### WHAT TO PRODUCE
Show every line of the records below that contains the word "this".

### EXERCISE DATA
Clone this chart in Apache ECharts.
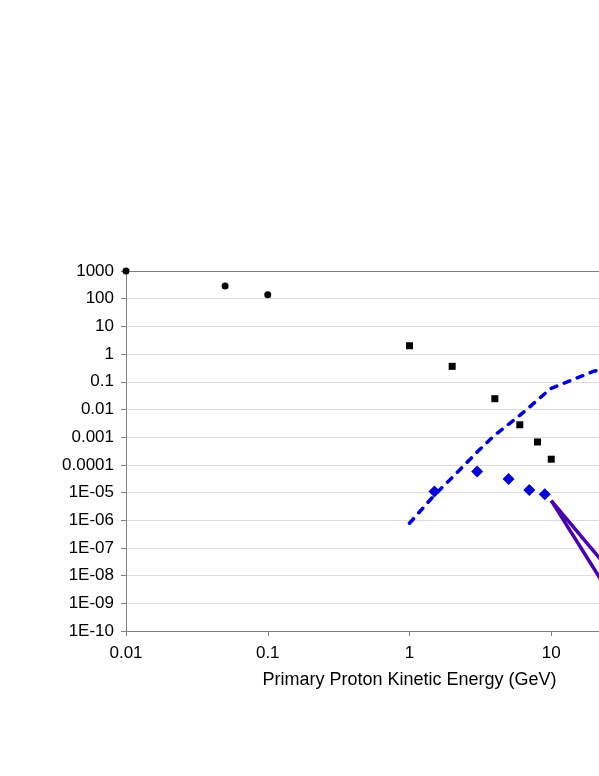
<!DOCTYPE html>
<html>
<head>
<meta charset="utf-8">
<script src="https://cdn.jsdelivr.net/npm/echarts@6/dist/echarts.min.js"></script>
<style>
  html, body { margin: 0; padding: 0; background: #fff; }
  #myChart { width: 599px; height: 776px; }
</style>
</head>
<body>
<div id="myChart"></div>
<script>
// y tick labels, indexed by decade exponent (-10 .. 3)
const yTickLabels = ['1E-10', '1E-09', '1E-08', '1E-07', '1E-06', '1E-05',
  '0.0001', '0.001', '0.01', '0.1', '1', '10', '100', '1000'];
const xTickLabels = ['0.01', '0.1', '1', '10', '100'];

// black circles
const circleX = [0.01, 0.05, 0.1];
const circleY = [1000, 290, 140];

// black squares
const squareX = [1, 2, 4, 6, 8, 10];
const squareY = [2.0, 0.36, 0.0245, 0.0028, 0.00067, 0.00016];

// blue diamonds
const diamondX = [1.5, 3, 5, 7, 9];
const diamondY = [1.1e-5, 5.7e-5, 3.1e-5, 1.24e-5, 8.7e-6];

// blue dashed curve
const dashX = [1, 1.5, 2, 3, 4, 5, 6, 7, 8, 9, 10, 20, 30];
const dashY = [7.8e-7, 8.1e-6, 3.5e-5, 2.9e-4, 1.2e-3, 2.9e-3, 6.1e-3,
  0.012, 0.022, 0.037, 0.058, 0.24, 0.4];

// purple lines
const purpleAX = [10, 30];
const purpleAY = [5.1e-6, 6.3e-9];
const purpleBX = [10, 30];
const purpleBY = [5.1e-6, 6.6e-10];

function pairs(xs, ys) {
  return xs.map((x, i) => [x, ys[i]]);
}

const labelFont = { fontFamily: 'Liberation Sans', fontSize: 17, color: '#000' };

let myChart = echarts.init(document.getElementById('myChart'));
myChart.setOption({
  animation: false,
  grid: {
    left: 126,
    top: 271,
    bottom: 145,
    right: -94,
    outerBoundsMode: 'none'
  },
  xAxis: [{
    type: 'log',
    logBase: 10,
    min: 0.01,
    max: 100,
    interval: 1,
    name: 'Primary Proton Kinetic Energy (GeV)',
    nameLocation: 'middle',
    nameGap: 40,
    nameTextStyle: { fontFamily: 'Liberation Sans', fontSize: 18, color: '#000' },
    axisLine: { show: true, lineStyle: { color: '#808080', width: 1 } },
    axisTick: { show: true, length: 5, lineStyle: { color: '#808080' } },
    axisLabel: Object.assign({
      margin: 14,
      formatter: function (v) {
        return xTickLabels[Math.round(Math.log10(v)) + 2];
      }
    }, labelFont),
    splitLine: { show: false },
    minorTick: { show: false }
  }, {
    type: 'log',
    position: 'top',
    min: 0.01,
    max: 100,
    axisLine: { show: true, lineStyle: { color: '#808080', width: 1 } },
    axisTick: { show: false },
    axisLabel: { show: false },
    splitLine: { show: false }
  }],
  yAxis: {
    type: 'log',
    logBase: 10,
    min: 1e-10,
    max: 1000,
    interval: 1,
    axisLine: { show: true, lineStyle: { color: '#808080', width: 1 } },
    axisTick: { show: true, length: 5, lineStyle: { color: '#808080' } },
    axisLabel: Object.assign({
      margin: 12,
      padding: [2, 0, 0, 0],
      formatter: function (v) {
        return yTickLabels[Math.round(Math.log10(v)) + 10];
      }
    }, labelFont),
    splitLine: { show: true, lineStyle: { color: '#dcdcdc', width: 1 } }
  },
  series: [{
    name: 'dashed',
    type: 'line',
    data: pairs(dashX, dashY),
    showSymbol: false,
    symbol: 'none',
    smooth: false,
    lineStyle: { color: '#0000d8', width: 3.5, type: [6, 8], cap: 'round' },
    z: 2
  }, {
    name: 'purpleA',
    type: 'line',
    data: pairs(purpleAX, purpleAY),
    symbol: 'none',
    lineStyle: { color: '#4a00b0', width: 3.5 },
    z: 2
  }, {
    name: 'purpleB',
    type: 'line',
    data: pairs(purpleBX, purpleBY),
    symbol: 'none',
    lineStyle: { color: '#4a00b0', width: 3.5 },
    z: 2
  }, {
    name: 'circles',
    type: 'scatter',
    data: pairs(circleX, circleY),
    symbol: 'circle',
    symbolSize: 7,
    itemStyle: { color: '#000', opacity: 1 },
    z: 3
  }, {
    name: 'squares',
    type: 'scatter',
    data: pairs(squareX, squareY),
    symbol: 'rect',
    symbolSize: 7,
    itemStyle: { color: '#000', opacity: 1 },
    z: 3
  }, {
    name: 'diamonds',
    type: 'scatter',
    data: pairs(diamondX, diamondY),
    symbol: 'diamond',
    symbolSize: 12,
    itemStyle: { color: '#0000d8', opacity: 1 },
    z: 3
  }]
});
</script>
</body>
</html>
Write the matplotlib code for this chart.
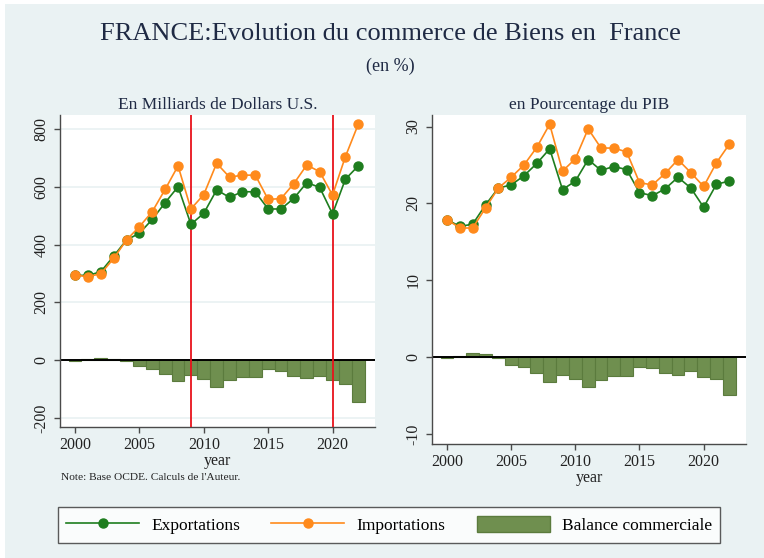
import matplotlib

matplotlib.use("Agg")
import matplotlib.pyplot as plt
from matplotlib.lines import Line2D
from matplotlib.patches import Patch, Rectangle

plt.rcParams["font.family"] = ["Liberation Serif", "DejaVu Serif"]
plt.rcParams["axes.unicode_minus"] = False

years = list(range(2000, 2023))

# En milliards de dollars
exp_usd = [294, 293, 306, 360, 416, 439, 487, 545, 600, 470, 508, 589, 563,
           583, 582, 523, 523, 560, 614, 598, 506, 626, 672]
imp_usd = [294, 289, 299, 352, 416, 462, 514, 591, 672, 523, 573, 681, 633,
           640, 640, 556, 559, 611, 675, 652, 571, 704, 816]
bal_usd = [-2, 3, 8, 5, -2, -20, -29, -46, -72, -52, -66, -91, -70,
           -57, -57, -32, -37, -54, -62, -54, -68, -81, -146]

# En pourcentage du PIB
exp_pib = [17.9, 17.0, 17.3, 19.8, 22.0, 22.4, 23.6, 25.2, 27.1, 21.8, 22.9,
           25.7, 24.3, 24.8, 24.4, 21.4, 21.0, 21.9, 23.4, 22.0, 19.5, 22.5, 22.9]
imp_pib = [17.9, 16.8, 16.8, 19.4, 22.0, 23.4, 25.0, 27.3, 30.3, 24.2, 25.8,
           29.7, 27.2, 27.2, 26.7, 22.7, 22.4, 23.9, 25.7, 24.0, 22.2, 25.3, 27.7]
bal_pib = [-0.1, 0.2, 0.5, 0.4, -0.1, -1.0, -1.3, -2.1, -3.2, -2.3, -2.9,
           -3.9, -3.0, -2.5, -2.4, -1.3, -1.4, -2.0, -2.3, -1.8, -2.6, -2.8, -4.9]

crisis_years = [2009, 2020]

BG = "#eaf2f3"
C_EXP = "#1e7d1e"
C_IMP = "#ff8a1c"
C_BAL = "#6f8f4f"
C_BAL_EDGE = "#5b7b3d"
SPINE = "#4a4a4a"
TXT = "#1f2a44"

W, H = 764, 558
fig = plt.figure(figsize=(W / 100, H / 100), dpi=100, facecolor="white")
fig.patches.append(Rectangle((5 / W, 0), 1, (H - 4) / H, transform=fig.transFigure,
                             facecolor=BG, edgecolor="none", zorder=-10))


def px_axes(x0, y0, x1, y1):
    return fig.add_axes([x0 / W, (H - y1) / H, (x1 - x0) / W, (y1 - y0) / H])


def draw_panel(ax, exp, imp, bal, ylim, yticks, title, grid=True, vlines=()):
    ax.set_facecolor("white")
    if grid:
        for t in yticks:
            ax.axhline(t, color=BG, lw=1.3, zorder=0)
    ax.bar(years, bal, width=1.0, color=C_BAL, edgecolor=C_BAL_EDGE, lw=0.8, zorder=1)
    ax.axhline(0, color="black", lw=1.4, zorder=2)
    for v in vlines:
        ax.axvline(v, color="#e8121b", lw=1.3, zorder=3)
    ax.plot(years, exp, color=C_EXP, lw=1.2, marker="o", ms=6.5, mec=C_EXP, zorder=4)
    ax.plot(years, imp, color=C_IMP, lw=1.2, marker="o", ms=6.5, mec=C_IMP, zorder=5)
    ax.set_xlim(1998.83, 2023.3)
    ax.set_ylim(*ylim)
    ax.set_yticks(yticks)
    ax.set_xticks(range(2000, 2021, 5))
    for s in ("top", "right"):
        ax.spines[s].set_visible(False)
    for s in ("left", "bottom"):
        ax.spines[s].set_color(SPINE)
        ax.spines[s].set_linewidth(1.0)
    ax.tick_params(colors=SPINE, labelcolor="#222222", labelsize=11.5, length=4, width=1.0)
    for lab in ax.get_yticklabels():
        lab.set_rotation(90)
        lab.set_va("center")
    ax.set_xlabel("year", fontsize=11.5, color="#222222", labelpad=0)
    ax.set_title(title, fontsize=12.5, color=TXT, pad=4)


ax1 = px_axes(60, 115, 375, 427)
draw_panel(ax1, exp_usd, imp_usd, bal_usd, (-231, 848), [-200, 0, 200, 400, 600, 800],
           "En Milliards de Dollars U.S.", grid=True, vlines=crisis_years)

ax2 = px_axes(432, 115, 746, 444)
draw_panel(ax2, exp_pib, imp_pib, bal_pib, (-11.3, 31.5), [-10, 0, 10, 20, 30],
           "en Pourcentage du PIB", grid=False)

fig.text(390 / W, 1 - 34 / H, "FRANCE:Evolution du commerce de Biens en  France",
         ha="center", va="center", fontsize=19, color=TXT)
fig.text(390 / W, 1 - 66 / H, "(en %)", ha="center", va="center", fontsize=13,
         color=TXT)
fig.text(61 / W, 1 - 478 / H, "Note: Base OCDE. Calculs de l'Auteur.",
         ha="left", va="center", fontsize=8.2, color="#222222")

handles = [
    Line2D([], [], color=C_EXP, lw=1.2, marker="o", ms=6.5),
    Line2D([], [], color=C_IMP, lw=1.2, marker="o", ms=6.5),
    Patch(facecolor=C_BAL, edgecolor=C_BAL_EDGE),
]
leg = fig.legend(handles, ["Exportations", "Importations", "Balance commerciale"],
                 loc="center", bbox_to_anchor=(389 / W, 1 - 525 / H), ncol=3,
                 fontsize=12.5, frameon=True, fancybox=False, edgecolor="#333333",
                 handlelength=4.2, handleheight=1.05, handletextpad=0.7,
                 columnspacing=1.8, borderpad=0.5)
leg.get_frame().set_linewidth(1.0)

fig.savefig("out.png", dpi=100, facecolor=fig.get_facecolor())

### RESULT BELOW
Clone this chart in Apache ECharts.
Write the matplotlib code for this chart.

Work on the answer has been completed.